El vagabundo que está llamando a tu puerta tiene puestas las ropas que tú llevaste una vez.
Destino
¿Dónde van las miradas, esas que se pierden en la calle, por la gente, el ruido, a caso surgen para para perderse y nada más? ¿Algunos mensajes mueren sin que los decodifiquemos o en fin nacen para eso? Quiénes son los que tienen claro lo que miran. Lo que buscan, será que cada mirada tiene una sola perspectiva y también fecha de vencimiento. O lo que miramos tiene fecha de vencimiento, como todo –a veces ciertas cosas nos vencen y nosotros mismos nos damos por vencido, porque a nuestro entender cumplió la fecha de prestarle atención- suceso.
El refugio más simple, más monótono, es adjudicar todo al benévolo destino. Ese que es incurable, también despavorido y –a nuestro entender- posee cierta linealidad imposible de resquebrajar. Algo completamente difícil de cambiar, tan difícil como tocar el cielo con las manos (para traer un ejemplo imposible, aunque algunos creen- en su mera locura- poder hacerlo). Cuando esa religiosidad, crece en la conciencia de las personas, instala un halo de aceptación a todo lo que sucede a su alrededor. Y hablo, o mejor dicho, escribo en relación a todo lo malo que pasa, desde aceptar que un tipo mee en la calle delante de chicos que salen de un colegio hasta dejar morir por desnutrición a un pibe.

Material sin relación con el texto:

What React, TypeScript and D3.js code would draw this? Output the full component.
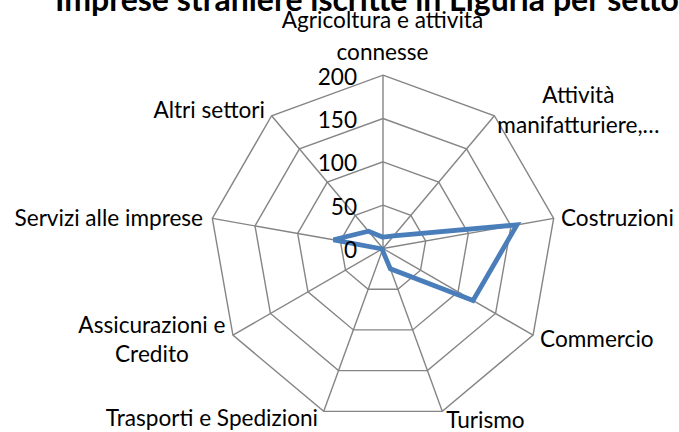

Esos enunciados metafísicos, que instalan: “Esto sucedió así y por algo será”, todo destino, puro destino. ¿No es una forma eficiente, clara, que busca instalar los pensamientos de otros a favor de sus propios destinos? Si yo creo que nada se puede cambiar, no soy un enemigo para esa bajada de línea, no soy su enemigo porque no doy batalla y compro ese discurso. Cuanto mayor sea la aceptación, mayor es el poder que manejan estos grupos dominantes de destinos “lineales”.
¿Perseguimos un destino -ya escrito, premeditado- o nosotros lo alteramos día a día, o no hay destino alguno?